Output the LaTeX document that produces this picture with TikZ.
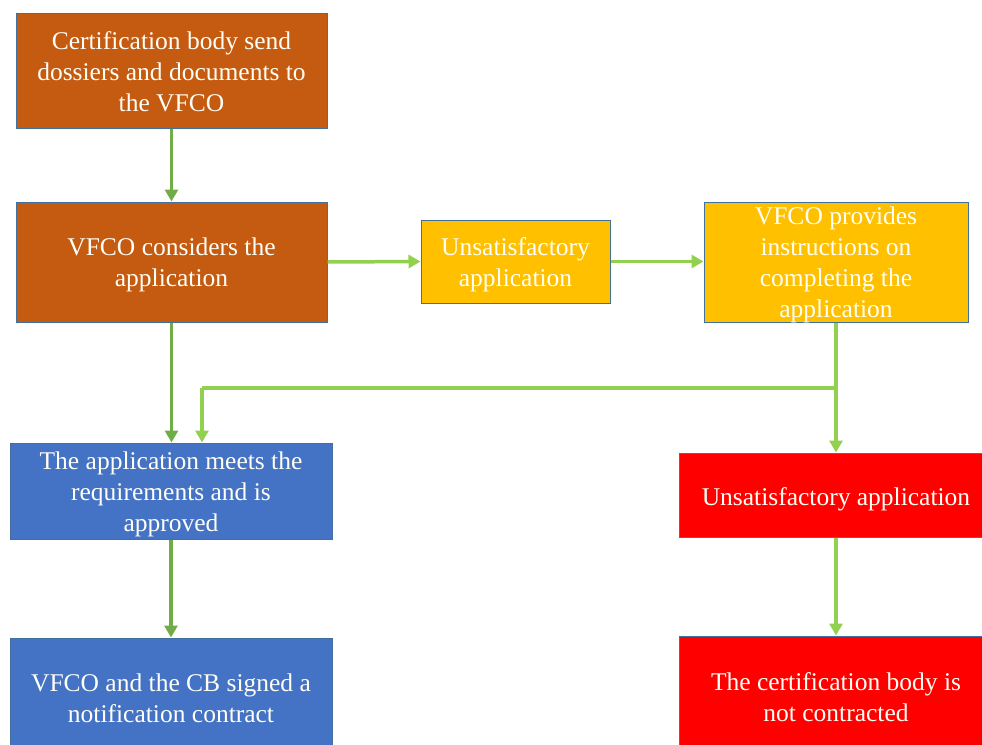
\documentclass[tikz,border=0pt]{standalone}
\usepackage{fontspec}
\setmainfont{Liberation Serif}
\usetikzlibrary{arrows.meta}
\definecolor{brown1}{HTML}{C55A11}
\definecolor{gold1}{HTML}{FFC000}
\definecolor{blue1}{HTML}{4472C4}
\definecolor{red1}{HTML}{FF0000}
\definecolor{edge1}{HTML}{41719C}
\definecolor{dgreen}{HTML}{70AD47}
\definecolor{lgreen}{HTML}{92D050}
\tikzset{
  box/.style={draw=edge1, line width=1pt, rectangle, inner sep=0pt},
  txt/.style={inner sep=0pt, align=center, text=white!97!yellow,
    font=\fontsize{25.5}{31}\selectfont},
  arrD/.style={draw=dgreen, line width=3.5pt, -{Triangle[width=13pt,length=12pt]}},
  arrL/.style={draw=lgreen, line width=3.5pt, -{Triangle[width=13pt,length=12pt]}},
  lineL/.style={draw=lgreen, line width=3.5pt},
}
\begin{document}
\begin{tikzpicture}[x=1pt,y=-1pt]
\useasboundingbox (0,0) rectangle (982,744);
\node[box, fill=brown1, minimum width=311pt, minimum height=115pt] (b1) at (171.5,70.5) {};
\node[box, fill=brown1, minimum width=311pt, minimum height=120pt] (b2) at (171.5,262) {};
\node[box, fill=gold1, minimum width=189pt, minimum height=83pt] (b3) at (515.5,261.5) {};
\node[box, fill=gold1, minimum width=264pt, minimum height=120pt] (b4) at (836,262) {};
\node[box, fill=blue1, minimum width=322pt, minimum height=96pt] (b5) at (171,491) {};
\node[box, fill=blue1, minimum width=322pt, minimum height=118pt] (b6) at (171,697) {};
\node[box, fill=red1, minimum width=314pt, minimum height=84pt] (r1) at (836,495) {};
\node[box, fill=red1, minimum width=314pt, minimum height=120pt] (r2) at (836,696) {};

\node[txt] (t1) at ([yshift=-1pt]b1.center) {Certification body send\\dossiers and documents to\\the VFCO};
\node[txt] (t2) at ([yshift=-3pt]b2.center) {VFCO considers the\\application};
\node[txt] (t3) at ([yshift=-3pt]b3.center) {Unsatisfactory\\application};
\node[txt] (t4) at ([yshift=-3pt]b4.center) {VFCO provides\\instructions on\\completing the\\application};
\node[txt] (t5) at ([yshift=-3pt]b5.center) {The application meets the\\requirements and is\\approved};
\node[txt] (t6) at ([yshift=-1pt]b6.center) {VFCO and the CB signed a\\notification contract};
\node[txt] (t7) at ([yshift=-4pt]r1.center) {Unsatisfactory application};
\node[txt] (t8) at ([yshift=-1pt]r2.center) {The certification body is\\not contracted};

\draw[arrD] (b1.south) -- (b2.north);
\draw[arrD] (b2.south) -- (b2.south |- b5.north);
\draw[arrD] (b5.south) -- (b5.south |- b6.north);
\draw[arrL] (b2.east) -- (b3.west);
\draw[arrL] (b3.east) -- (b4.west |- b3.east);
\draw[arrL] (b4.south) -- (r1.north);
\coordinate (j) at (836,388);
\coordinate (k) at (202,388);
\draw[lineL] (j) -- (k);
\draw[arrL] (k) -- (k |- b5.north);
\draw[arrL] (r1.south) -- (r2.north);
\end{tikzpicture}
\end{document}
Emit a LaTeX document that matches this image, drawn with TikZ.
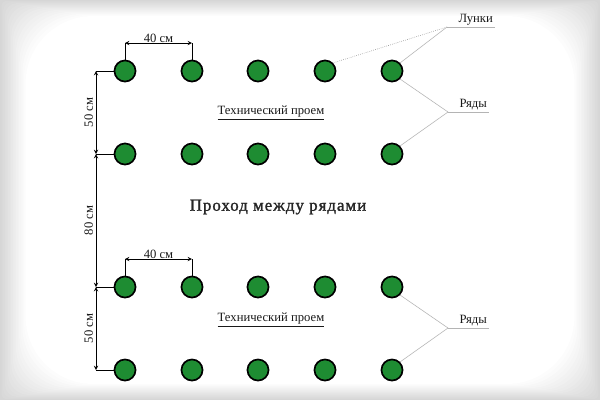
\documentclass[tikz,border=0pt]{standalone}
\usepackage{fontspec}
\setmainfont{Liberation Serif}
\usetikzlibrary{arrows,calc,positioning}

\begin{document}
\begin{tikzpicture}[x=0.25mm,y=-0.25mm]
% ------------------------------------------------ colours of the plan
\definecolor{hole_green}{RGB}{30,140,50}
\definecolor{lead_gray}{RGB}{180,180,180}
\tikzset{
  hole/.style={circle,draw=black,line width=1.2pt,fill=hole_green,minimum size=15pt,inner sep=0},
  dimline/.style={thin,>=stealth,<->},
  tick/.style={thin},
  lead/.style={lead_gray,thin},
  txt/.style={font=\small,text=black!90,inner sep=1pt},
}

% background: soft grey edge fading to white
\foreach \i in {0,...,16}
  \fill[black!\the\numexpr 16-\i\relax,rounded corners=\i*3] (\i*1.6,\i) rectangle (600-\i*1.6,400-\i);
\useasboundingbox (0,0) rectangle (600,400);

% holes: four rows of five
\foreach \r/\y in {1/71,2/154,3/287,4/370}{
  \foreach \c/\x in {1/125,2/192,3/258,4/325,5/392}
    \node[hole] (h\r\c) at (\x,\y) {};
  \coordinate (d\r) at (96,\y);
  \draw[tick] (d\r) -- (h\r1.west);
}

% vertical dimensions
\draw[dimline] (d1) -- (d2) node[midway,left=1pt,rotate=90,anchor=south,txt] {50 см};
\draw[dimline] (d2) -- (d3) node[midway,left=1pt,rotate=90,anchor=south,txt] {80 см};
\draw[dimline] (d3) -- (d4) node[midway,left=1pt,rotate=90,anchor=south,txt] {50 см};

% horizontal dimensions
\coordinate (a1) at (125,43);
\coordinate (a2) at (192,43);
\draw[tick] (a1) -- (h11.north);
\draw[tick] (a2) -- (h12.north);
\draw[dimline] (a1) -- (a2) node[midway,above=-1pt,txt] {40 см};
\coordinate (b1) at (125,259);
\coordinate (b2) at (192,259);
\draw[tick] (b1) -- (h31.north);
\draw[tick] (b2) -- (h32.north);
\draw[dimline] (b1) -- (b2) node[midway,above=-1pt,txt] {40 см};

% texts between the rows
\node[txt] (gap1) at (271,113) {\underline{Технический проем}};
\node[txt] (gap2) at (271,320) {\underline{Технический проем}};
\node[txt,font=\large,text=black!85] (path) at (278,207) {\addfontfeatures{LetterSpace=6,FakeBold=1.5}Проход между рядами};

% leaders on the right
\coordinate (lunki) at (447,27);
\node[txt,anchor=south west] (lunkitxt) at ([xshift=7pt]lunki) {Лунки};
\draw[lead] (lunki) -- (lunki -| lunkitxt.east);
\draw[lead,gray,densely dotted] (lunki) -- (h14.north east);
\draw[lead] (lunki) -- (h15.north east);

\coordinate (rjady1) at (448,112);
\node[txt,anchor=south west] (rjady1txt) at ([xshift=7pt]rjady1) {Ряды};
\draw[lead] (rjady1) -- (rjady1 -| rjady1txt.east);
\draw[lead] (rjady1) -- (h15.south east);
\draw[lead] (rjady1) -- (h25.north east);

\coordinate (rjady2) at (448,328);
\node[txt,anchor=south west] (rjady2txt) at ([xshift=7pt]rjady2) {Ряды};
\draw[lead] (rjady2) -- (rjady2 -| rjady2txt.east);
\draw[lead] (rjady2) -- (h35.south east);
\draw[lead] (rjady2) -- (h45.north east);

\end{tikzpicture}
\end{document}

■ **Exercise aim**
Every line from the top of the entries through the line that holds "width=314pt, minimum height=120pt]" is to be quoted exactly, please, and nothing else; omit the pictures.

■ **Problem solution**
Output the LaTeX document that produces this picture with TikZ.
\documentclass[tikz,border=0pt]{standalone}
\usepackage{fontspec}
\setmainfont{Liberation Serif}
\usetikzlibrary{arrows.meta}
\definecolor{brown1}{HTML}{C55A11}
\definecolor{gold1}{HTML}{FFC000}
\definecolor{blue1}{HTML}{4472C4}
\definecolor{red1}{HTML}{FF0000}
\definecolor{edge1}{HTML}{41719C}
\definecolor{dgreen}{HTML}{70AD47}
\definecolor{lgreen}{HTML}{92D050}
\tikzset{
  box/.style={draw=edge1, line width=1pt, rectangle, inner sep=0pt},
  txt/.style={inner sep=0pt, align=center, text=white!97!yellow,
    font=\fontsize{25.5}{31}\selectfont},
  arrD/.style={draw=dgreen, line width=3.5pt, -{Triangle[width=13pt,length=12pt]}},
  arrL/.style={draw=lgreen, line width=3.5pt, -{Triangle[width=13pt,length=12pt]}},
  lineL/.style={draw=lgreen, line width=3.5pt},
}
\begin{document}
\begin{tikzpicture}[x=1pt,y=-1pt]
\useasboundingbox (0,0) rectangle (982,744);
\node[box, fill=brown1, minimum width=311pt, minimum height=115pt] (b1) at (171.5,70.5) {};
\node[box, fill=brown1, minimum width=311pt, minimum height=120pt] (b2) at (171.5,262) {};
\node[box, fill=gold1, minimum width=189pt, minimum height=83pt] (b3) at (515.5,261.5) {};
\node[box, fill=gold1, minimum width=264pt, minimum height=120pt] (b4) at (836,262) {};
\node[box, fill=blue1, minimum width=322pt, minimum height=96pt] (b5) at (171,491) {};
\node[box, fill=blue1, minimum width=322pt, minimum height=118pt] (b6) at (171,697) {};
\node[box, fill=red1, minimum width=314pt, minimum height=84pt] (r1) at (836,495) {};
\node[box, fill=red1, minimum width=314pt, minimum height=120pt] (r2) at (836,696) {};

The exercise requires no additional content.